Dietro le dichiarazioni misurate si nasconde però una realtà più intricata. L’incontro fra due culture bancarie profondamente diverse — quella senese, radicata nel territorio e nelle relazioni tradizionali, e quella milanese, più finanziaria e internazionale — richiede tempo e una strategia che eviti contraccolpi interni. Lovaglio insiste sulla “velocità di esecuzione” come fattore decisivo, ma ogni accelerazione rischia di accentuare le tensioni tra modelli operativi e visioni differenti. Mps, che pure rivendica risultati positivi — finanziamenti in crescita, raccolta oltre i 170 miliardi, ritorno di fiducia dei clienti — sa bene che la partita si gioca sulla credibilità futura, non sui numeri di breve periodo.
Nel frattempo, Mediobanca resta un simbolo delicato, con un marchio che lo stesso Lovaglio definisce “sacro”. L’ipotesi che resti un’entità autonoma, concentrata su private e corporate banking, mentre Mps gestirebbe la parte retail, è la soluzione più probabile, ma anche la più interlocutoria. Significherebbe rinviare sine die una fusione vera e propria e mantenere in piedi due strutture parallele, con tutti i rischi di sovrapposizione e dispersione che questo comporta.
Sul fronte assicurativo, Generali osserva e si prepara. Mps è ora il primo azionista del Leone, e il gruppo triestino valuta una riorganizzazione interna con la possibile nomina di un direttore generale, figura assente da anni. È un segnale di rinnovamento ma anche di cautela, in un momento in cui la mappa del potere si ridisegna: Delfin e Caltagirone hanno rafforzato la loro presenza, e il ceo Philippe Donnet cerca un equilibrio che non apra nuovi fronti di conflitto. La scelta di un direttore generale, forse l’attuale responsabile assicurativo Giulio Terzariol, potrebbe rappresentare un passo verso una successione ordinata, ma anche un modo per consolidare le posizioni in vista di un futuro più instabile.
Nel complesso, il triangolo Mps–Mediobanca–Generali appare come un cantiere permanente. Si parla di sinergie, ma la sensazione è che ciascuno difenda il proprio spazio, il proprio marchio e le proprie reti di influenza. Le dichiarazioni di collaborazione non cancellano la realtà di un sistema finanziario italiano ancora dominato da equilibri personali e da rapporti di forza interni, più che da una visione industriale condivisa.

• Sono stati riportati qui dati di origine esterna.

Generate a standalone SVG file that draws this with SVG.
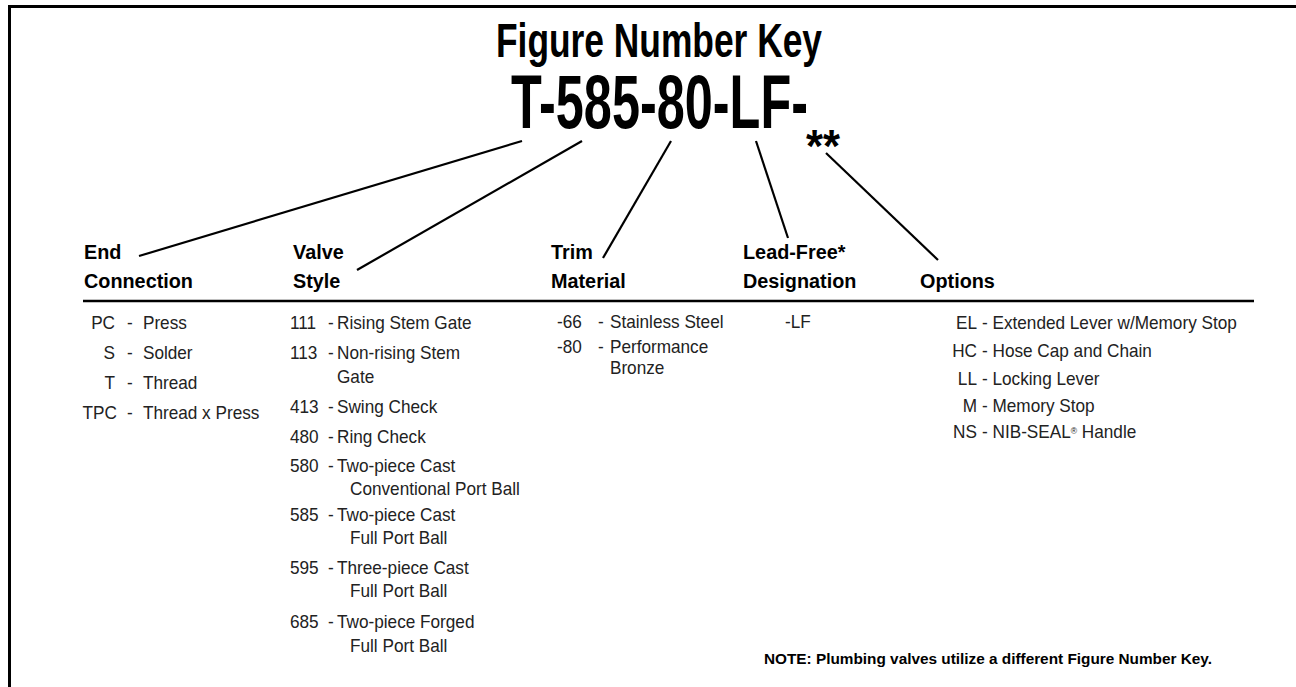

La fusione, insomma, non è dietro l’angolo. Mps continua a cercare peso e legittimità dopo anni di crisi, Mediobanca si muove con la consueta discrezione da potenza intermedia, Generali prova a non farsi travolgere dal risiko dei suoi azionisti. Ma senza una direzione comune, questo intreccio rischia di trasformarsi più in un esercizio di potere che in un vero progetto di sistema.